A creative solution to protect health care providers at high risk of contracting the novel coronavirus amid a global shortage of personal protective equipment is attracting interest throughout the world, including in Japan.

The Aerosol Box, created and shared online by Lai Hsien-yung, an anesthesiologist from Taiwan, is a transparent box shielding a provider's face from aerosol particles contaminated by the virus while intubating an infected patient, many of whom develop respiratory failure.

(Supplied photo shows medical workers using an Aerosol Box to intubate a patient.)[Courtesy of Dr. Lai Hsien-yung]

"I felt that I was protected," said Takahiro Kusume, 32, a doctor on the frontlines of an anti-coronavirus team at a university hospital in Tokyo.

In April, he requested his brother, who owns a design studio in Kobe in the western prefecture of Hyogo to make the product based on the design shared online by Lai.

"I feel safe even when my face has to come close to a patient during my work," said a male doctor in his 50s at a medical facility in Osaka who is developing measures to prevent infections among staff and patients at the institution.

"We bought two of them to prepare for an increase in the number of patients," he added.

The Aerosol Box is a transparent box-like structure that can be cheaply made using acrylic or transparent polycarbonate sheet, according to the website, which gives design specifications.

It covers the head of the patient lying on the bed, with the healthcare provider sticking his or her arms in two holes on one side of the box.

The box "effectively shields a provider's face from a patient's airway, while allowing the provider to move his/her arms freely to perform all necessary tasks during endotracheal intubation," the website explains, adding that the box can be cleaned thoroughly with a solution of 70 percent alcohol or bleach to be reused for the next patient.

Lai, 52, who works at the Mennonite Christian Hospital in Hualien, eastern Taiwan, told Kyodo News that he was inspired by baby incubator apparatus.

As hospitals, overwhelmed by the rising numbers of coronavirus patients, are running out of N95 masks and other protective equipment, Lai didn't submit a patent application, preferring to put it online at the end of March so as to deploy it rapidly across the globe.

"I made this box to protect the doctors who are fighting on the frontline," Lai explained.
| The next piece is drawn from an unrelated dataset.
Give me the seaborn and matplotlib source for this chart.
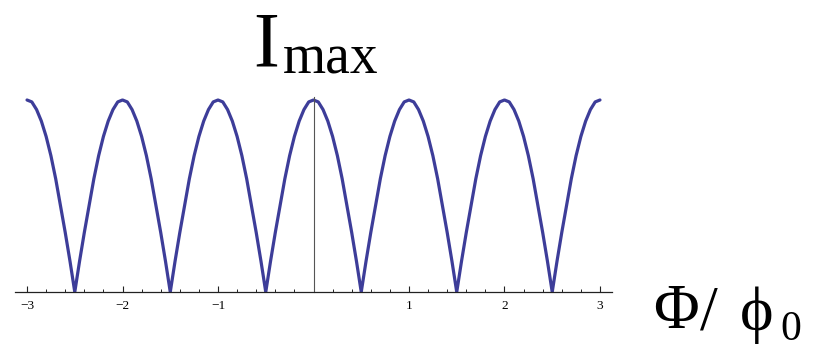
import numpy as np
import pandas as pd
import seaborn as sns
import matplotlib.pyplot as plt
from matplotlib.ticker import MultipleLocator

# Flux ratio Phi/phi0, sampled every 0.05
flux = [round(-3 + 0.05 * i, 2) for i in range(121)]

# Normalised maximum current at each flux sample
imax = [
    1.00, 0.99, 0.95, 0.89, 0.81, 0.71, 0.59, 0.45, 0.31, 0.16,
    0.00, 0.16, 0.31, 0.45, 0.59, 0.71, 0.81, 0.89, 0.95, 0.99,
    1.00, 0.99, 0.95, 0.89, 0.81, 0.71, 0.59, 0.45, 0.31, 0.16,
    0.00, 0.16, 0.31, 0.45, 0.59, 0.71, 0.81, 0.89, 0.95, 0.99,
    1.00, 0.99, 0.95, 0.89, 0.81, 0.71, 0.59, 0.45, 0.31, 0.16,
    0.00, 0.16, 0.31, 0.45, 0.59, 0.71, 0.81, 0.89, 0.95, 0.99,
    1.00, 0.99, 0.95, 0.89, 0.81, 0.71, 0.59, 0.45, 0.31, 0.16,
    0.00, 0.16, 0.31, 0.45, 0.59, 0.71, 0.81, 0.89, 0.95, 0.99,
    1.00, 0.99, 0.95, 0.89, 0.81, 0.71, 0.59, 0.45, 0.31, 0.16,
    0.00, 0.16, 0.31, 0.45, 0.59, 0.71, 0.81, 0.89, 0.95, 0.99,
    1.00, 0.99, 0.95, 0.89, 0.81, 0.71, 0.59, 0.45, 0.31, 0.16,
    0.00, 0.16, 0.31, 0.45, 0.59, 0.71, 0.81, 0.89, 0.95, 0.99,
    1.00,
]

x_ticks = [-3, -2, -1, 1, 2, 3]
x_tick_labels = ["\u22123", "\u22122", "\u22121", "1", "2", "3"]

sns.set_style("white")
plt.rcParams["font.family"] = ["Liberation Serif", "DejaVu Serif"]
plt.rcParams["text.color"] = "black"
plt.rcParams["xtick.color"] = "black"

df = pd.DataFrame({"flux": flux, "imax": imax})

fig = plt.figure(figsize=(8.15, 3.48), dpi=100)
ax = fig.add_axes([15 / 815, 56 / 348, 597 / 815, 195 / 348])

sns.lineplot(data=df, x="flux", y="imax", ax=ax, color="#3d3d99",
             linewidth=2.3, solid_joinstyle="round", solid_capstyle="round")

ax.set_xlim(-3.126, 3.126)
ax.set_ylim(0, 1.0156)

for side in ("top", "right"):
    ax.spines[side].set_visible(False)
ax.spines["left"].set_position(("data", 0))
ax.spines["bottom"].set_position(("data", 0))
ax.spines["left"].set_color("#555555")
ax.spines["left"].set_linewidth(0.8)
ax.spines["bottom"].set_color("#222222")
ax.spines["bottom"].set_linewidth(0.9)

ax.set_yticks([])
ax.set_xticks(x_ticks)
ax.set_xticklabels(x_tick_labels, fontsize=9.6, color="black")
ax.xaxis.set_minor_locator(MultipleLocator(0.2))
ax.tick_params(axis="x", which="major", direction="in", length=4.5,
               width=0.8, color="#222222", pad=6, bottom=True)
ax.tick_params(axis="x", which="minor", direction="in", length=2.5,
               width=0.7, color="#222222", bottom=True)
ax.set_xlabel("")
ax.set_ylabel("")


def place(text, x_px, base_px, size, ha="left"):
    fig.text(x_px / 815, 1 - base_px / 348, text, fontsize=size,
             ha=ha, va="baseline", color="black")


# Vertical-axis label: I with "max" subscript
place("I", 253, 65, 56)
place("max", 283, 73, 40)

# Horizontal-axis label: Phi / phi0
place("\u03a6", 676, 328, 45, ha="center")
place("/", 709, 330, 46, ha="center")
place("\u03d5", 757, 330, 46, ha="center")
place("0", 780, 340, 30)

fig.savefig("out.png", dpi=100)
He said he hoped "people (all) over the world can build and modify (them) by themselves."

Medical teams from countries that have been hit hard by the virus, including the United States and Spain, have tested and reported their experiences with the simple contraption as they adapt it in the field.

(Tetsuo Taniguchi, background, president of acrylic product maker Act, watches on as an employee cleans a completed Aerosol Box on April 22, 2020 in Osaka.)

One adaptation is an Aerosol Box that can be folded and shipped easily to be reassembled in a minute at its destination.

A Japanese acrylic company in Osaka, Act, has received orders for the Aerosol Box since mid-March, producing around 40 per day.

The company says it takes around 30 minutes to produce one, with a wholesale price of less than 10,000 yen ($93).

"We can make the product on the day we receive the order," said Tetsuo Taniguchi, the 70-year-old president of the company, whose around 10 employees also make countertop shields to protect against infectious droplets in face-to-face meetings.